— Problem statement —
Give all the lines below again, exactly, with no pictures.

— Recorded data —
· · ·
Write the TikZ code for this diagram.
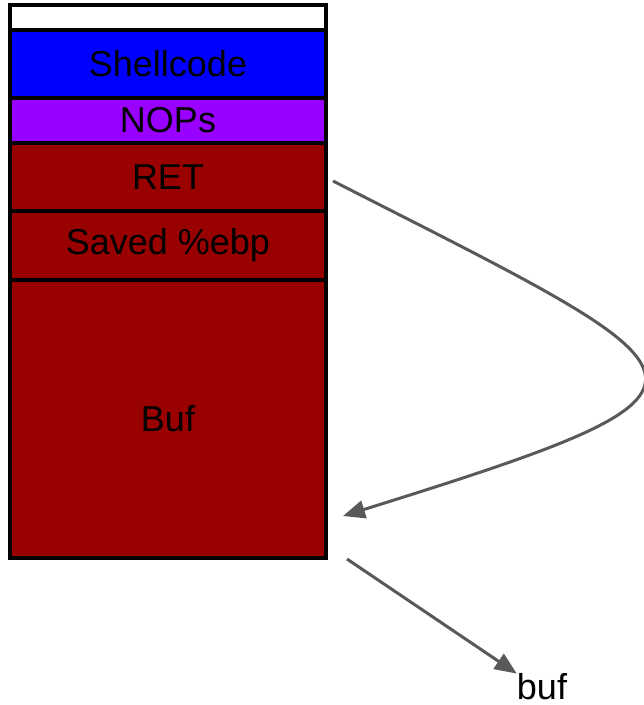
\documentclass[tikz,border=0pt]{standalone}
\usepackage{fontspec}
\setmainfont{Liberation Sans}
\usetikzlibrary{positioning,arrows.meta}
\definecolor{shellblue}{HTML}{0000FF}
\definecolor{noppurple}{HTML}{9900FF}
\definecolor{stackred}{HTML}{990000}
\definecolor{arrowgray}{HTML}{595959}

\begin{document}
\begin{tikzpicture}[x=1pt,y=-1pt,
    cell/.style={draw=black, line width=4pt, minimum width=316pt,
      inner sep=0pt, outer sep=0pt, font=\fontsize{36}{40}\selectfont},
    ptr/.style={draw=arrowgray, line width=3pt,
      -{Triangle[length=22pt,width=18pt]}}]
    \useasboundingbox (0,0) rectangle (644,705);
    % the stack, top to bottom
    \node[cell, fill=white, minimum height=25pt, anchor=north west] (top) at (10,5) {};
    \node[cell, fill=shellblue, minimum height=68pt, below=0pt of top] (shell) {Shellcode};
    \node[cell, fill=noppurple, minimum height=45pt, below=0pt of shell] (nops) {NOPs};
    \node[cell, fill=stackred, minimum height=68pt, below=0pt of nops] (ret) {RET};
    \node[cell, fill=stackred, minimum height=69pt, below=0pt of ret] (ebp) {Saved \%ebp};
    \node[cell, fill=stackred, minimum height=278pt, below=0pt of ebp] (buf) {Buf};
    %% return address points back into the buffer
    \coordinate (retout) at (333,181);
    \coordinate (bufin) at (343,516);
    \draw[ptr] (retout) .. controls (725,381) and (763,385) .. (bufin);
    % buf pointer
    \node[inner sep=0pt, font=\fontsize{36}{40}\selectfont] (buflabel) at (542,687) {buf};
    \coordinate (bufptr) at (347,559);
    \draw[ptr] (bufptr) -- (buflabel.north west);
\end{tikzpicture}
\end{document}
· · ·
— Solution to this exercise —
Write the TikZ code for this diagram.
\documentclass[tikz,border=0pt]{standalone}
\usepackage{fontspec}
\setmainfont{Liberation Sans}
\usetikzlibrary{positioning,arrows.meta}
\definecolor{shellblue}{HTML}{0000FF}
\definecolor{noppurple}{HTML}{9900FF}
\definecolor{stackred}{HTML}{990000}
\definecolor{arrowgray}{HTML}{595959}

\begin{document}
\begin{tikzpicture}[x=1pt,y=-1pt,
    cell/.style={draw=black, line width=4pt, minimum width=316pt,
      inner sep=0pt, outer sep=0pt, font=\fontsize{36}{40}\selectfont},
    ptr/.style={draw=arrowgray, line width=3pt,
      -{Triangle[length=22pt,width=18pt]}}]
    \useasboundingbox (0,0) rectangle (644,705);
    % the stack, top to bottom
    \node[cell, fill=white, minimum height=25pt, anchor=north west] (top) at (10,5) {};
    \node[cell, fill=shellblue, minimum height=68pt, below=0pt of top] (shell) {Shellcode};
    \node[cell, fill=noppurple, minimum height=45pt, below=0pt of shell] (nops) {NOPs};
    \node[cell, fill=stackred, minimum height=68pt, below=0pt of nops] (ret) {RET};
    \node[cell, fill=stackred, minimum height=69pt, below=0pt of ret] (ebp) {Saved \%ebp};
    \node[cell, fill=stackred, minimum height=278pt, below=0pt of ebp] (buf) {Buf};
    %% return address points back into the buffer
    \coordinate (retout) at (333,181);
    \coordinate (bufin) at (343,516);
    \draw[ptr] (retout) .. controls (725,381) and (763,385) .. (bufin);
    % buf pointer
    \node[inner sep=0pt, font=\fontsize{36}{40}\selectfont] (buflabel) at (542,687) {buf};
    \coordinate (bufptr) at (347,559);
    \draw[ptr] (bufptr) -- (buflabel.north west);
\end{tikzpicture}
\end{document}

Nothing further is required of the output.